Ça doit être plutôt bon signe, c’est que ça a dû bien se passer. Ou alors c’est cette huitième bière que je me suis enfilée avant d’attaquer la rédaction de ce compte-rendu qui me joue des tours, va savoir. Toujours est-il que j’arrive au petit ravitaillement de la Gittaz avant la tombée de la nuit. Ce dont je me souviens en revanche, c’est l’accueil absolument irréprochable des bénévoles, ici comme tout au long de l’itinéraire d’ailleurs. Cœur avec les doigts et plein de gros poutous à eux pour nous permettre de vivre notre course dans ces conditions parfaites.
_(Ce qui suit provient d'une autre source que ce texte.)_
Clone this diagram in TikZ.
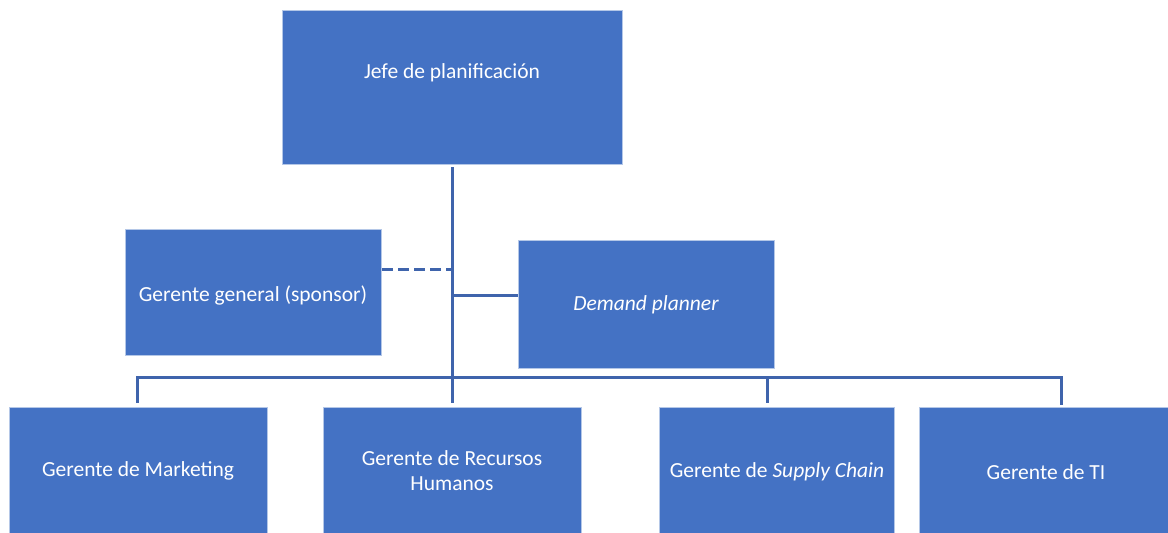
\documentclass[tikz,border=0pt]{standalone}
\usepackage{fontspec}
\setmainfont{Carlito}
\definecolor{boxblue}{HTML}{4472C4}
\definecolor{boxedge}{HTML}{B4C7E7}
\definecolor{linkblue}{HTML}{3F64AC}
\begin{document}
\begin{tikzpicture}[x=1pt,y=-1pt,
  orgbox/.style={fill=boxblue,draw=boxedge,line width=0.6pt},
  lbl/.style={text=white,font=\fontsize{21.5}{25}\selectfont,align=center},
  link/.style={draw=linkblue,line width=3pt},
  dashlink/.style={link,dash pattern=on 11pt off 5pt}]
\useasboundingbox (0,0) rectangle (1168,533);

% boxes
\path[orgbox] (282,10) rectangle (622,164);
\path[orgbox] (125,229) rectangle (381,355);
\path[orgbox] (518,240) rectangle (774,368);
\path[orgbox] (9,407) rectangle (267,540);
\path[orgbox] (323,407) rectangle (581,540);
\path[orgbox] (659,407) rectangle (894,540);
\path[orgbox] (919,407) rectangle (1175,540);

% anchor points for the connectors
\coordinate (jefe) at (452,167);
\coordinate (gg) at (382,269);
\coordinate (dp) at (518,295);
\coordinate (mk) at (137,403);
\coordinate (rh) at (452,403);
\coordinate (sc) at (767,403);
\coordinate (ti) at (1061,405);
\coordinate (busL) at (137,377);
\coordinate (busR) at (1061,377);
\coordinate (tgg) at (452,269);
\coordinate (tdp) at (452,295);

% connectors
\draw[link] (jefe) -- (rh);
\draw[dashlink] (gg) -- (tgg);
\draw[link] (tdp) -- (dp);
\draw[link] (mk) -- (busL) -- (busR) -- (ti);
\draw[link] (sc |- busL) -- (sc);

% labels
\node[lbl] (tjefe) at (452,73) {Jefe de planificación};
\node[lbl] (tgg) at (253,295) {Gerente general (sponsor)};
\node[lbl] (tdp) at (646,305) {\itshape Demand planner};
\node[lbl] (tmk) at (138,471) {Gerente de Marketing};
\node[lbl] (trh) at (452,471) {Gerente de Recursos\\Humanos};
\node[lbl] (tsc) at (777,472) {Gerente de \textit{Supply Chain}};
\node[lbl] (tti) at (1046,472) {Gerente de TI};
\end{tikzpicture}
\end{document}
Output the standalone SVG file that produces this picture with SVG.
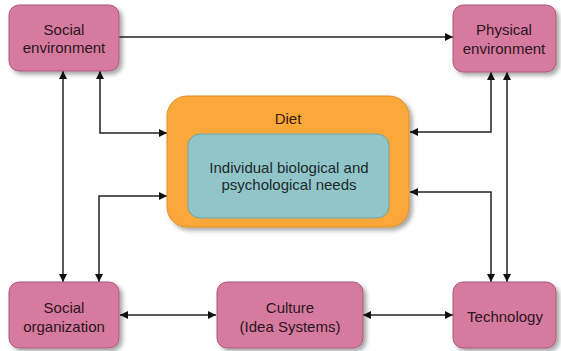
<svg xmlns="http://www.w3.org/2000/svg" width="561" height="351" viewBox="0 0 561 351">
  <defs>
    <filter id="shadow" x="-10%" y="-10%" width="130%" height="130%">
      <feDropShadow dx="3" dy="3" stdDeviation="2" flood-color="#000" flood-opacity="0.35"/>
    </filter>
    <marker id="arrow" viewBox="0 0 10 10" refX="10" refY="5" markerWidth="8" markerHeight="8" markerUnits="userSpaceOnUse" orient="auto-start-reverse">
      <path d="M0,0 L10,5 L0,10 z" fill="#111"/>
    </marker>
  </defs>
  <style>
    .box { fill: #d77a9f; stroke: #a8587b; stroke-width: 1; filter: url(#shadow); }
    .diet { fill: #fba83a; stroke: #e08d25; stroke-width: 1; filter: url(#shadow); }
    .needs { fill: #92c5c8; stroke: #6fa3a6; stroke-width: 1; }
    .label { font-family: "Liberation Sans", Arial, sans-serif; font-size: 15px; fill: #2a1620; text-anchor: middle; }
    .needs-label { fill: #1c2a2c; }
    .diet-label { fill: #3a1a08; }
    .conn { fill: none; stroke: #222; stroke-width: 1.5; }
  </style>

  <rect width="561" height="351" fill="#fff"/>

  <!-- connectors -->
  <g id="connectors">
    <line class="conn" x1="119" y1="37" x2="453" y2="37" marker-end="url(#arrow)"/>
    <line class="conn" x1="63" y1="71" x2="63" y2="282" marker-start="url(#arrow)" marker-end="url(#arrow)"/>
    <polyline class="conn" points="100,71 100,133 167,133" marker-start="url(#arrow)" marker-end="url(#arrow)"/>
    <polyline class="conn" points="167,196 99,196 99,282" marker-start="url(#arrow)" marker-end="url(#arrow)"/>
    <line class="conn" x1="507" y1="72" x2="507" y2="282" marker-start="url(#arrow)" marker-end="url(#arrow)"/>
    <polyline class="conn" points="491,72 491,132 410,132" marker-start="url(#arrow)" marker-end="url(#arrow)"/>
    <polyline class="conn" points="410,192 491,192 491,282" marker-start="url(#arrow)" marker-end="url(#arrow)"/>
    <line class="conn" x1="120" y1="315" x2="216" y2="315" marker-start="url(#arrow)" marker-end="url(#arrow)"/>
    <line class="conn" x1="363" y1="315" x2="453" y2="315" marker-start="url(#arrow)" marker-end="url(#arrow)"/>
  </g>

  <g id="social-environment">
    <rect class="box" x="9" y="5" width="110" height="66" rx="10"/>
    <text class="label" x="64" y="35">Social</text>
    <text class="label" x="64" y="53">environment</text>
  </g>

  <g id="physical-environment">
    <rect class="box" x="453" y="5" width="103" height="67" rx="10"/>
    <text class="label" x="504" y="35">Physical</text>
    <text class="label" x="504" y="54">environment</text>
  </g>

  <g id="diet">
    <rect class="diet" x="167" y="96" width="242" height="131" rx="20"/>
    <text class="label diet-label" x="288" y="124">Diet</text>
  </g>

  <g id="needs">
    <rect class="needs" x="188" y="134" width="201" height="84" rx="12"/>
    <text class="label needs-label" x="289" y="173">Individual biological and</text>
    <text class="label needs-label" x="289" y="190">psychological needs</text>
  </g>

  <g id="social-organization">
    <rect class="box" x="9" y="282" width="110" height="66" rx="10"/>
    <text class="label" x="64" y="313">Social</text>
    <text class="label" x="64" y="332">organization</text>
  </g>

  <g id="culture">
    <rect class="box" x="217" y="282" width="146" height="66" rx="10"/>
    <text class="label" x="290" y="313">Culture</text>
    <text class="label" x="290" y="332">(Idea Systems)</text>
  </g>

  <g id="technology">
    <rect class="box" x="453" y="282" width="103" height="66" rx="10"/>
    <text class="label" x="505" y="322">Technology</text>
  </g>
</svg>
Je me décide à prendre un café histoire de tenir le choc avec l’arrivée de la nuit, puis repars, frontale vissée sur la tête, prêt à affronter la terrible section nocturne du Beaufortain…

 

Sommet du mont Vorès, 6h du matin - Il n'y aura pas d'aube pour les hommes

Et elle est effectivement terrible, cette partie en nocturne ! Le soleil ne se lèvera donc jamais ? J'encaisse petit à petit cette vingt-quatrième heure et me refais un peu la cerise dans les replats légèrement descendants qui suivent, et zappe le point d'eau du col du Very. Deux heures plus tard, je suis au pied du col du Joly, une montée courte mais comme toujours, raide. Nouveau coup de mou, cette fin de nuit est décidément compliquée. Pour la première fois, je n'arrive plus à me focaliser uniquement sur le prochain tronçon et fait l'erreur de considérer l'ampleur de la tâche qu'il me reste à accomplir. Mon esprit bascule du côté obscur.

 

Dix heures au mieux, plus de quinze au pire. Et encore, si je finis… Chamonix me parait tellement loin. Je mise gros sur le lever du soleil pour me rebooster. Au ravitaillement du col du Joly, je ne prends que du salé en espérant que ça passera. Rien de mieux que quelques tranches de saucisson pour le petit déj' ! Je peux enfin éteindre la frontale et profiter de la lumière du jour. Cela fait un bien fou d'observer le panorama avec le soleil levant, de ne plus se focaliser sur les cinq mètres éclairés devant ses pieds, comme c'est le cas depuis la Gittaz. La Gittaz, c'était il y a une éternité, voire deux…

 

11 heures plus tôt - Mes genoux sont morts, vivent mes genoux !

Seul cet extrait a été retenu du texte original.